ZURICH, Switzerland -- Passing on the assets, which may turn out to be worth much less in current volatile markets, will help relieve Switzerland's second-largest bank of risky investments on its books, Credit Suisse said Thursday in an internal memo.

It also comes as welcome news to critics of the bonus culture, which they say has encouraged the kind of reckless risk taking that spurred the world's worst financial crisis in decades.

Under Credit Suisse's plan, the bank's top management will receive 70% to 80% of their deferred equity compensation in shares that will be linked to the performance of the pool of illiquid assets.

The rest of their bonus will be paid in cash, but this must be returned or "clawed back" to the bank under some circumstances.

Sophie Black, a remuneration consultant at Ernst & Young, said some of the banks she had been talking to had been considering basing bonuses on illiquid assets and introducing cash clawbacks, and would now likely adopt such structures.

"Most of the institutions I was talking to were skeptical about using (clawbacks).
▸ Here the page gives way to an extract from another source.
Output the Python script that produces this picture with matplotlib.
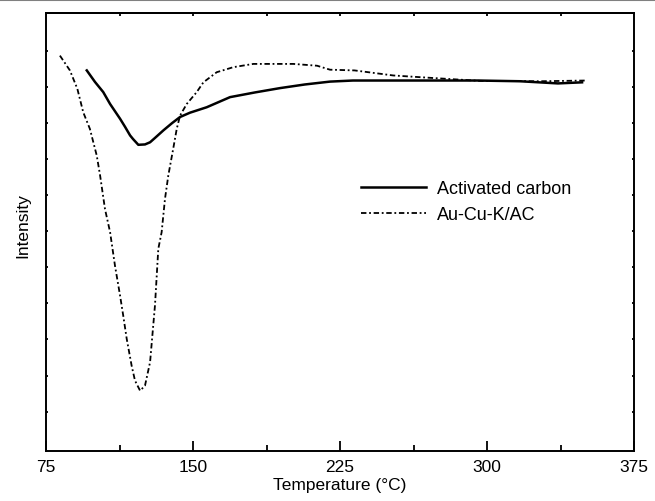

But if Credit Suisse are using it, there will be more pressure to implement it."

The memo did not contain any figures, but spokesman Marc Dosch said the assets had a book value of around $5 billion and that they would go to around 2,000 senior managers.

The shares "are linked to the performance of a pool of illiquid assets that were originated in the investment banking division," Credit Suisse said. The division was responsible for most of the bad subprime and other assets taken on by the bank in the leadup to the global financial crisis.

With these shares "a material block of legacy risk positions will be removed from Credit Suisse's risk weighted assets and this will also lead to a reduction in capital usage," the bank said.

It said earlier this month that it expects to reduce its exposure to risky investments by 12% in the fourth quarter to $170 billion.